Когда затем мать попыталась затронуть общеинтересную тему, сын отозвался так:
«Вы спрашиваете меня, появилась ли точно комета в Петербурге? Охота же вам заниматься ею! Мало ли подобной дряни является каждый год! По мне хоть бы двадцать комет засветило вдруг и все звезды по-прицепляли к себе длинные хвосты, придерживаясь старой моды, мне бы это не больше принесло радости, как прошлого года упавший снег. Впрочем, когда вы мне объявили, что есть комета, то я нарочно обсматривал по несколько часов небо, но никакой звезды, даже короткохвостой или куцей, не встретил».
Таким же полупрезрительным юмором дышали и многие из писем его к Данилевскому, как например, от 30 марта 1832 года, где по поводу приезда в Петербург их общего школьного товарища, Кукольника, которого оба никогда недолюбливали, говорится:
«Возвышенный все тот же; трагедии все те же. „Тасс“ его, которого он написал уже в шестой раз, необыкновенно толст, занимает четверть стопы бумаги. Характеры все необыкновенно благородны, полны самоотвержения, и вдобавок выведен на сцену мальчишка тринадцати лет, поэт и влюбленный в Тасса по уши. А сравнениями играет, как мячиками: небо, землю и ад потрясает, будто перышко. Довольно, что прежние: „губы посинели у него цветом моря“ или „тростник шепчет, как шепчут в мраке цепи“ — ничто против нынешних».

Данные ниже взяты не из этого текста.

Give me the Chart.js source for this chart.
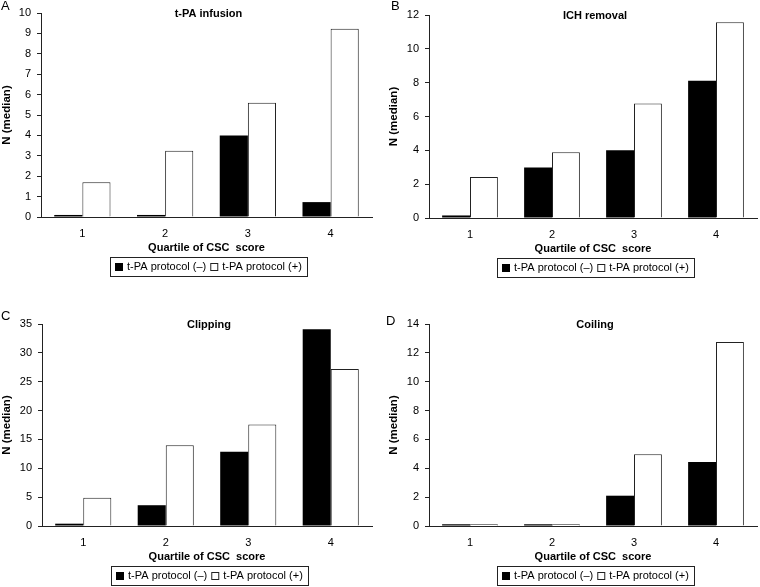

Кукольник, сам, видно, чувствуя, что ему не место в кружке Пушкина и Гоголя, тогда уже примкнул к противоположному лагерю — Греча, Булгарина и Сенковского.
Что касается других нежинцев, то Гоголь еще с осени 1831 года завел для них у себя постоянные вечера, для которых нарочно сам приготовлял особые шоколадные сухарики.
«Что тебе сказать о наших? — писал он Данилевскому. — Они все, слава Богу, здоровы, прозябают по-прежнему, навещают каждую среду и воскресенье меня, старика».
Орленок, в предчувствии своей будущей силы, возносился, пожалуй, даже чересчур над воробьями, чижами и прочей птичьей мелюзгой.